US Supreme Court Justice Clarence Thomas filed a 12-page concurring opinion on Monday declaring that social media giants’ ability to restrict speech on their platforms should make them liable for First Amendment violations, regardless of their existence as private entities. 

The document follows the US Supreme Court’s voiding of a 2019 appeals-court ruling which declared President Donald Trump’s blocking of several Twitter users as a violation of the First Amendment. The high court ruled the case as moot as Mr Trump is no longer the acting President.

Mr Thomas further criticised the legal protection Section 230 of the Constitution grants to tech giants. He asserted free-speech law should not stop lawmakers from regulating such platforms as common carriers.

Rather than a broad application of the First Amendment across all online moderation decisions, Mr Thomas argues for free-speech law to be applied in limited, reasonable circumstances. For example, when user-submitted content is taken down in response to government threats.

“Because of the change in Presidential administration, the Court correctly vacates the Second Circuit’s decision,” Mr Thomas wrote.

“The Second Circuit feared that then-President Trump cut off speech by using the features that Twitter made available to him. But if the aim is to ensure that speech is not smothered, then the more glaring concern must perforce be the dominant digital platforms themselves. As Twitter made clear, the right to cut off speech lies most powerfully in the hands of private digital platforms. The extent to which that power matters for purposes of the First Amendment and the extent to which that power could lawfully be modified raise interesting and important questions. This petition, unfortunately, affords us no opportunity to confront them.”

Mr Thomas noted Twitter’s permanent removal of President Trump from the platform for inciting so-called violence showed the President himself had minimal control over his account. He further commented that the First Amendment does not apply to President Trump’s case as Twitter has the final say.

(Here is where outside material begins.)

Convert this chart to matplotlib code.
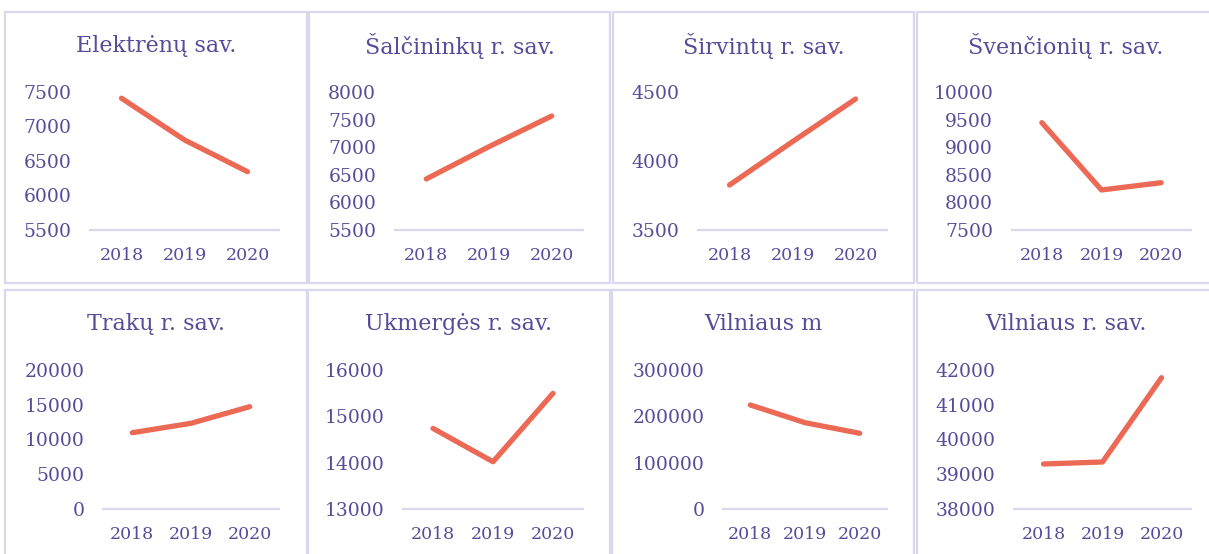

“Because unbridled control of the account resided in the hands of a private party, First Amendment doctrine may not have applied to respondents’ complaint of stifled speech. Whether governmental use of private space implicates the First Amendment often depends on the government’s control over that space,” Mr Thomas wrote.
 
“The disparity between Twitter’s control and Mr Trump’s control is stark, to say the least. Mr Trump blocked several people from interacting with his messages. Twitter barred Mr Trump not only from interacting with a few users but removed him from the entire platform, thus barring all Twitter users from interacting with his messages. Under its terms of service, Twitter can remove any person from the platform—including the President of the United States—’at any time for any or no reason.'”

Although private companies are usually unaffected by the First Amendment, Mr Thomas suggested these entities should face the consequences if they are politically coerced or influenced to act in a way the government could not, like the censorship of lawful opinions.

“The government cannot accomplish through threats of adverse government action what the Constitution prohibits it from doing directly. Under this doctrine, plaintiffs might have colourable claims against a digital platform if it took adverse action against them in response to government threats,” wrote the US Supreme Court Justice.

Mr Thomas also emphasised the importance of imposing responsibilities, like nondiscrimination, that corresponds to the immunity Section 230 grants social media companies from lawsuits over their treatment of user-submitted content. According to the US Supreme Court Justice, Section 230’s provision of legal immunity creates a greater risk of unconstitutional government intervention. 

“[I]mmunity provisions like Section 230 could potentially violate the First Amendment to the extent those provisions pre-empt state laws that protect speech from private censorship,” stated Mr Thomas.

He then noted the resemblance of digital platforms to traditional common carriers and should be treated as such. He used conventional telephone companies as an example. Social media platforms have a similar information infrastructure that carries information between users. 

 “The similarities between some digital platforms and common carriers or places of public accommodation may give legislators strong arguments for similarly regulating digital platforms,” cited Mr Thomas.

Various political and academic figures have attacked Mr Clarence for his views and suggestions, including US Rep. Ted Lieu (D-Calif.), who took a stab at the US Supreme Court Justice on Twitter. 

“Justice Clarence Thomas wants the government to regulate speech on the Internet. If you are a Republican who supports this view, don’t ever lecture anyone on free speech ever again,” the US Congressman wrote.

Jeff Kosseff, an Assistant Professor of Cybersecurity Law at the US Naval Academy who has written a book on Section 230, disputed Mr Thomas’ argument on a Twitter thread.

“I think that it’s very unlikely that a state must-carry law for social media would survive [First Amendment] scrutiny,” Mr Kosseff wrote.

“Even if such a hypothetical state law passed First Amendment muster, it’s unlikely that Section 230 would be found to violate the First Amendment under existing interpretations of US law,” the assistant professor added.